Budget must stimulate economy
Budget 2017 will be presented today and, by the consensus of most stakeholders, its main challenge will be to jump start our moribund economy. What is immediately needed is a directed intervention to stimulate the economy via all the monetary and fiscal tools at the disposal of modern governments and deployed routinely by the US and other “free enterprise economies”.
The Private Sector Commission (PSC) proposed some of these when it called for a permanent reduction of the corporate and personal income tax rate, over 10 years, to 20 per cent and an increase in the income tax threshold to $100,000 per month. These measures would immediately make income available to businesses and individuals, which experience in other jurisdictions has shown will generally be ploughed back into investment and purchases to give a fillip to other businesses.
The PSC also called for Government intervention to give relief to the massive loans that are outstanding in the rice industry occasioned by the depressed prices for rice and paddy subsequent to the Government’s refusal to engage the Government of Venezuela for an extension of the lucrative rice-for-oil deal under the PetroCaribe Initiative. The taxes on inputs in the rice industry – including diesel fuel – in our estimation, should also be lowered or the industry will certainly shrink massively in the next crop.
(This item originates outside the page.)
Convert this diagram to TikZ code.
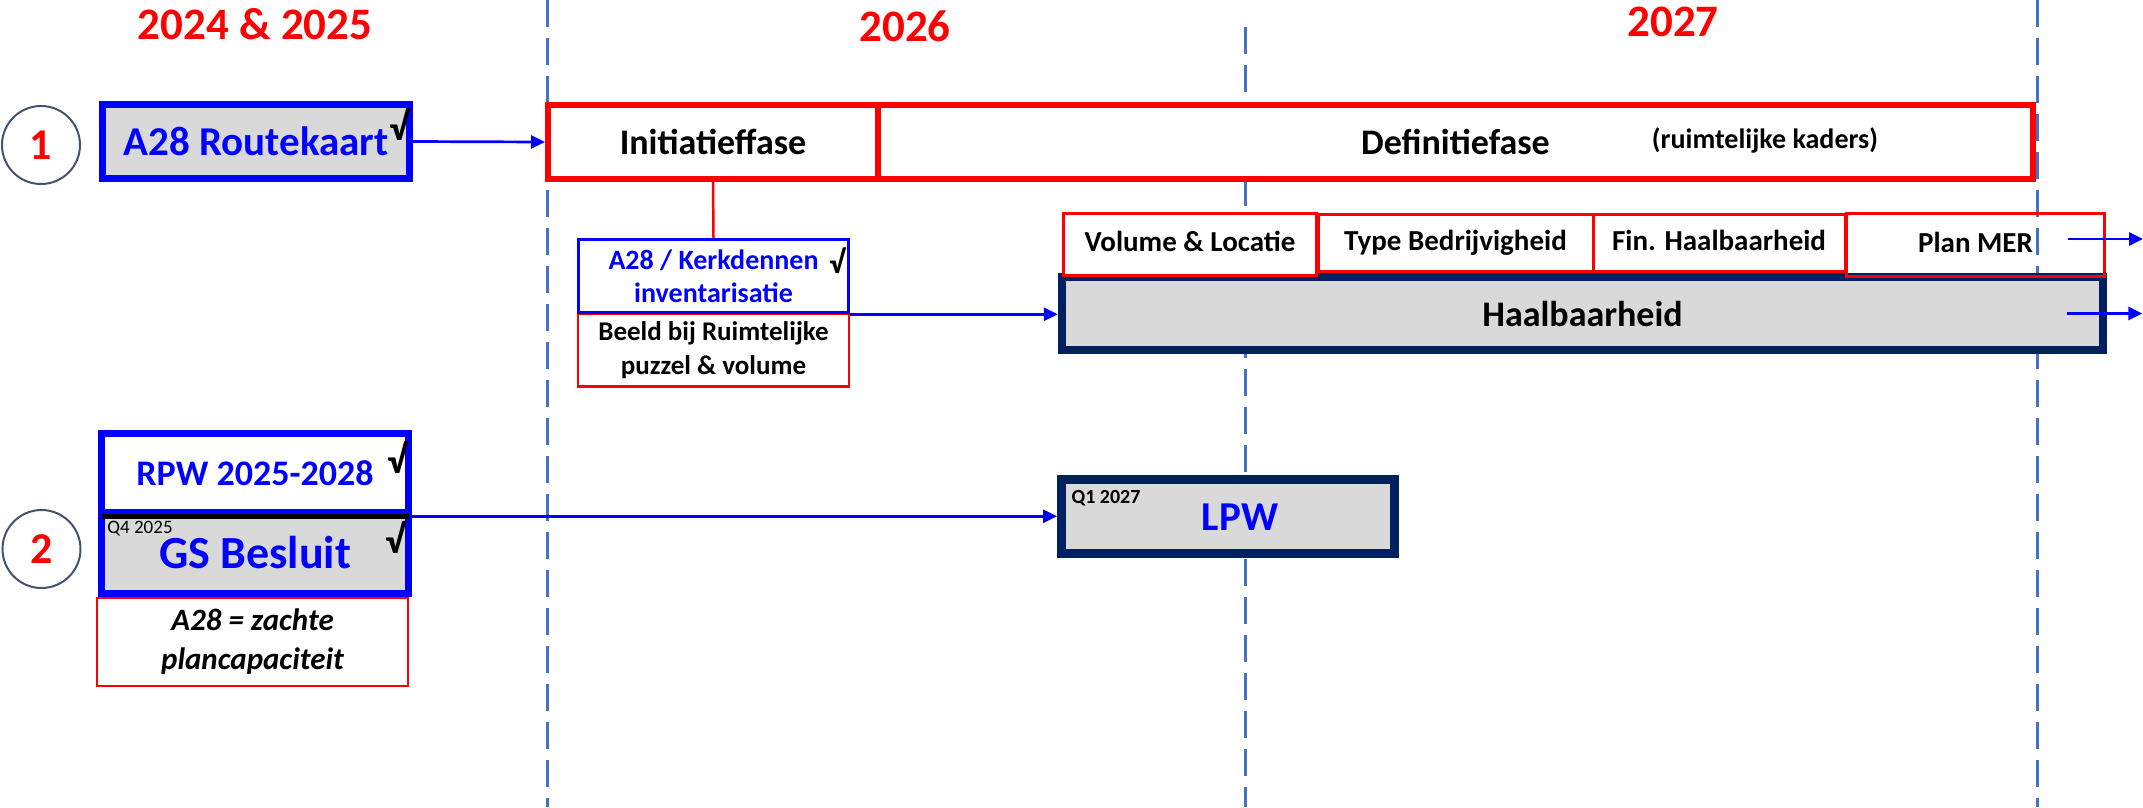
\documentclass[tikz,border=0pt]{standalone}
\usepackage{fontspec}
\setmainfont{Carlito}
\usetikzlibrary{arrows.meta}

\definecolor{navy}{HTML}{002060}
\definecolor{boxgray}{HTML}{D9D9D9}
\definecolor{gridblue}{HTML}{4472C4}
\definecolor{ringgray}{HTML}{44546A}

\begin{document}
\begin{tikzpicture}[x=1pt, y=-1pt,
    yearlabel/.style={text=red, font=\bfseries\fontsize{45}{54}\selectfont},
    ring/.style={circle, draw=ringgray, line width=2pt, minimum size=78pt, inner sep=0pt,
      text=red, font=\bfseries\fontsize{44}{52}\selectfont},
    phasebox/.style={draw=red, line width=6pt, fill=white, inner sep=0pt, minimum height=74pt,
      font=\bfseries\fontsize{36}{43}\selectfont},
    bluebox/.style={draw=blue, line width=7pt, inner sep=0pt, minimum width=307pt,
      text=blue, font=\bfseries\fontsize{36}{43}\selectfont},
    navybox/.style={draw=navy, line width=8.5pt, fill=boxgray, inner sep=0pt},
    redbox/.style={draw=red, line width=3pt, inner sep=0pt, text height=20pt, text depth=6pt,
      font=\bfseries\fontsize{29}{35}\selectfont},
    notebox/.style={draw=red, line width=2.5pt, fill=white, inner sep=0pt, align=center},
    flow/.style={blue, line width=2.7pt, -{Triangle[length=14pt,width=13pt]}},
    check/.style={font=\bfseries\fontsize{40}{48}\selectfont},
    grid/.style={gridblue, line width=3pt, dash pattern=on 27pt off 11pt}]

  \useasboundingbox (0,0) rectangle (2143,807);

  % Year separators
  \draw[grid] (547,0) -- (547,807);
  \draw[grid] (1245,27) -- (1245,807);
  \draw[grid] (2037,0) -- (2037,807);

  % Year labels
  \node[yearlabel] (y2425) at (255,24) {2024 \& 2025};
  \node[yearlabel] (y26) at (905,26) {2026};
  \node[yearlabel] (y27) at (1673,22) {2027};

  % Phases (track 1)
  \node[phasebox, minimum width=330pt] (init) at (713,142) {Initiatieffase};
  \node[phasebox, minimum width=1155pt] (defin) at (1455.5,142) {Definitiefase};
  \node[font=\bfseries\fontsize{28}{34}\selectfont] (kaders) at (1765,140) {(ruimtelijke kaders)};

  % Track 1
  \node[ring] (one) at (41,145) {1};
  \node[bluebox, fill=boxgray, minimum height=74pt, font=\bfseries\fontsize{41}{49}\selectfont]
    (route) at (256,141.5) {A28 Routekaart};
  \node[check] (chkroute) at (399,124) {√};
  \draw[flow] (route.east) -- (init.west);

  % Inventory below the initiation phase
  \node[notebox, minimum width=271pt, minimum height=73pt,
    font=\bfseries\fontsize{27}{34}\selectfont] (beeld) at (713.5,350)
    {Beeld bij Ruimtelijke\\puzzel \& volume};
  \node[draw=blue, line width=3pt, fill=white, inner sep=0pt, align=center,
    minimum width=270pt, minimum height=73.5pt, text=blue,
    font=\bfseries\fontsize{28}{33}\selectfont] (kerk) at (713.5,276)
    {A28 / Kerkdennen\\inventarisatie};
  \node[check, font=\bfseries\fontsize{32}{38}\selectfont] (chkkerk) at (837,261) {√};
  \draw[red, line width=2.5pt] (init.south) -- (kerk.north);

  % Feasibility
  \node[navybox, minimum width=1041pt, minimum height=73pt,
    font=\bfseries\fontsize{36}{43}\selectfont] (haal) at (1582.5,313.5) {Haalbaarheid};
  \node[redbox, fill=white, minimum width=253pt, minimum height=62pt] (vol) at (1190,244.5) {Volume \& Locatie};
  \node[redbox, fill=white, minimum width=275pt, minimum height=57pt] (type) at (1455.5,243) {Type Bedrijvigheid};
  \node[redbox, fill=white, minimum width=252pt, minimum height=57pt] (fin) at (1719,243) {Fin. Haalbaarheid};
  \node[redbox, minimum width=258pt, minimum height=63pt] (plan) at (1975.5,245) {Plan MER};
  \draw[flow] (kerk.south east) -- (kerk.south east -| haal.west);
  \draw[flow] ([shift={(-38,-6)}]plan.east) -- ++(75,0);
  \draw[flow] ([xshift=-40pt]haal.east) -- ++(75,0);

  % Track 2
  \node[ring] (two) at (41.5,549) {2};
  \node[bluebox, fill=boxgray, minimum height=80.5pt, font=\bfseries\fontsize{46}{55}\selectfont]
    (gs) at (255,553) {GS Besluit};
  \node[bluebox, fill=white, minimum height=79.5pt] (rpw) at (255,473) {RPW 2025-2028};
  \draw[black, line width=5pt] ([xshift=3.5pt]rpw.south west) -- ([xshift=-3.5pt]rpw.south east);
  \node[font=\fontsize{19}{23}\selectfont] (q4) at (140,529) {Q4 2025};
  \node[check] (chkrpw) at (397,457) {√};
  \node[check] (chkgs) at (395,537) {√};
  \node[notebox, minimum width=311pt, minimum height=88pt,
    font=\bfseries\itshape\fontsize{31}{39}\selectfont] (zacht) at (252.5,642)
    {A28 = zachte\\plancapaciteit};

  % LPW
  \node[navybox, draw=navy, line width=9pt, minimum width=333pt, minimum height=74pt] (lpw) at (1228,516.5) {};
  \node[text=blue, font=\bfseries\fontsize{41}{49}\selectfont] (lpwname) at (1240,517) {LPW};
  \node[font=\bfseries\fontsize{20}{24}\selectfont] (q1) at (1106,498) {Q1 2027};
  \draw[flow] (rpw.south east) -- (rpw.south east -| lpw.west);
\end{tikzpicture}
\end{document}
The other interventionary measure is to catalyse a stratum of entrepreneurs and businessmen who will be willing to take the necessary risks to establish service or production companies that can compete and export in the global economy. Towards this end, the PSC also called for the Government to reduce income taxes for companies that create new employment in all value-added sectors. More pointedly, it has reminded the Government that infrastructural projects are critical in stimulating the modern economy and, in fact, Donald Trump in the US promised that this measure will be central to his economic revival of his country’s economy. In Guyana, the Amaila Falls Hydroelectric Project comes to mind as one that the Government has sidelined even though it is central to Guyana’s ultimate development hopes in the short term.
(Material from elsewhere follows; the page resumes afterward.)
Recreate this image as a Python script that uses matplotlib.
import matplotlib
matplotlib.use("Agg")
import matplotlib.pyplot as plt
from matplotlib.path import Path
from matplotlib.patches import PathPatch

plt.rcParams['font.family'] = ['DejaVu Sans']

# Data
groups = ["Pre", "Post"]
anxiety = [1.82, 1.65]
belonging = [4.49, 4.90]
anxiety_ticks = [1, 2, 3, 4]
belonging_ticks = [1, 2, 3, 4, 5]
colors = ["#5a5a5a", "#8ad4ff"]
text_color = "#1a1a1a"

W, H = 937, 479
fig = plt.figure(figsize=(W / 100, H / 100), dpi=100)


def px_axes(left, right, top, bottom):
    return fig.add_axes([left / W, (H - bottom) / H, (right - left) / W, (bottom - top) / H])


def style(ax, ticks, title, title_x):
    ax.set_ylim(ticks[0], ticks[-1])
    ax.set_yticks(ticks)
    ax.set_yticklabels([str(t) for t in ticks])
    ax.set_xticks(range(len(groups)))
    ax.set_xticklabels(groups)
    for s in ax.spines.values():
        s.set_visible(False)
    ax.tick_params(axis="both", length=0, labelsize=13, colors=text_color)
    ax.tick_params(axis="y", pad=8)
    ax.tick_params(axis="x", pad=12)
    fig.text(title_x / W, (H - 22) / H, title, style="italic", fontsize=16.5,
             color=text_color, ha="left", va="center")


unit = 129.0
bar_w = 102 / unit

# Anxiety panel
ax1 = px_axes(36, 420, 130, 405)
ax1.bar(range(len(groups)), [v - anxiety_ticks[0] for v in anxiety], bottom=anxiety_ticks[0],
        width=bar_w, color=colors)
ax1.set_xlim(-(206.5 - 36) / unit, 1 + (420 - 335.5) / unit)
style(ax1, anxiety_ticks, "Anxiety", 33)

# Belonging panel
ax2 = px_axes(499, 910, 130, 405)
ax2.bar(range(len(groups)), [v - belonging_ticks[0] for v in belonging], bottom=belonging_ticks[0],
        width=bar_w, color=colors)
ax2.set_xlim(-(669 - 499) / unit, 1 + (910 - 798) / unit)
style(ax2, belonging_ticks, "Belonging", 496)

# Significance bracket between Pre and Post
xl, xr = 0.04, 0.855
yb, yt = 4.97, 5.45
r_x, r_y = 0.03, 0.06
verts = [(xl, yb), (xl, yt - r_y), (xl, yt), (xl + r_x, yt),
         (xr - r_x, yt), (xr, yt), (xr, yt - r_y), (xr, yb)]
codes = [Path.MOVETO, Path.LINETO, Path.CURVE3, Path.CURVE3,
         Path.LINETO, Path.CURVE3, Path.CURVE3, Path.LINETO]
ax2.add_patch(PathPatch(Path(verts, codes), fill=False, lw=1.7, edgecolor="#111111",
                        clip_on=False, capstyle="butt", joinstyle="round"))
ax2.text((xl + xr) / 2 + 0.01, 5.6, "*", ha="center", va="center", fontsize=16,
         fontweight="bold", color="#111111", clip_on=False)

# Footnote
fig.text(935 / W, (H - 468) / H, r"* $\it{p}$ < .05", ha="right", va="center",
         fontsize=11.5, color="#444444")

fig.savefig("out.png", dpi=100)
In all of the industrialisation of firstly England, then the USA, followed by Japan, the Far Eastern Tigers, China and now India, all of their Governments facilitated the growth of businesses because this ultimately benefited the entire populace and economy. But in Guyana, there is a very unhealthy development unfolding in reference to the oft-announced national goal of higher growth rates. The Government has continued with its old Opposition tactic to insidiously undermine the premise underlying every successful business entity and indeed every successful economy – the imperative to generate profits.
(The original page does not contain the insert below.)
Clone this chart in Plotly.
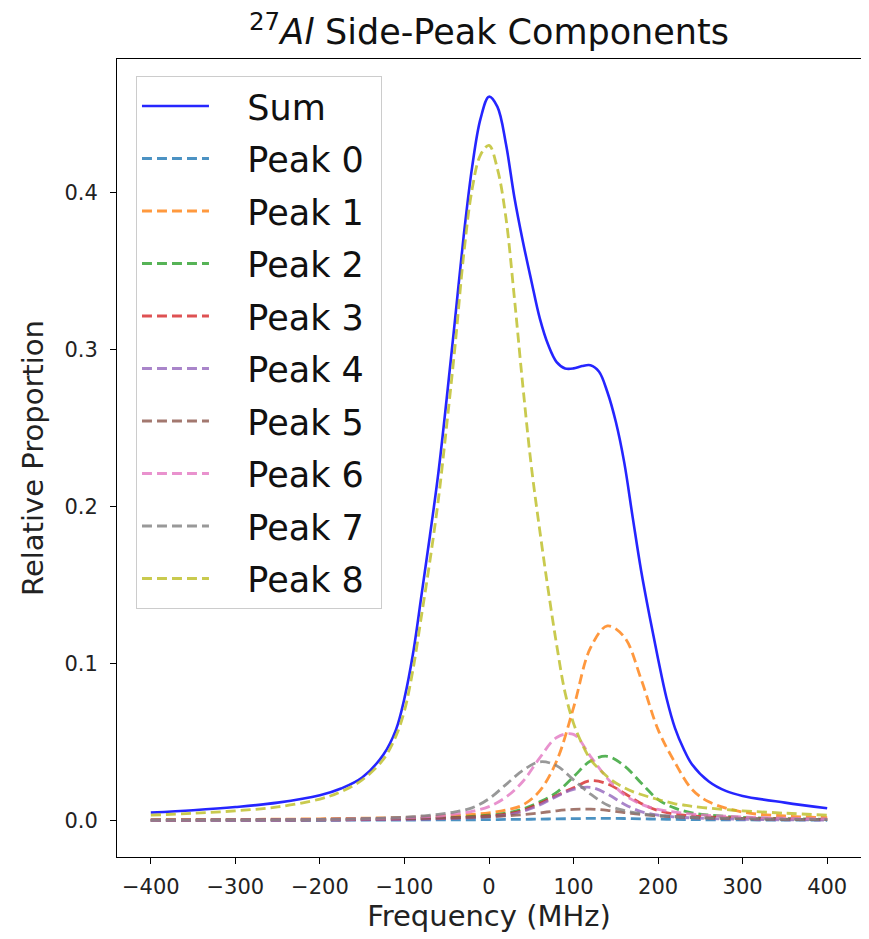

Even though the Government has committed since 1989 to the proposition that businesses shall be “the engine of growth”, the new Administration is proceeding as if the “engine” does not need rails to pull the economy forward. “Successful businesses” mean that those businesses will have to generate profits and this means that the owners, whether individuals or shareholders, will become wealthier. Businesses should not have to apologise for this.
Secondly, we have pointed out the nexus between governments and successful world-class companies in the modern high-flying, export-oriented economies. Even in the US, the role of Wall Street is acknowledged. This is inevitable: how can the engine and driver not be in communication and be responsive to their mutual needs? The rice industry cannot be thrown under the bus under some misguided notion that “Governments cannot intervene in marketing”. Rice is exported and export means foreign currency to develop the country.
It is axiomatic that business must be regulated to further the overall societal good. But businesses cannot then be castigated for legally making profits within those regulations. The business community has been surprisingly apathetic and unresponsive to the refusal of the Government to both stimulate the economy and to foster entrepreneurship for export-led growth.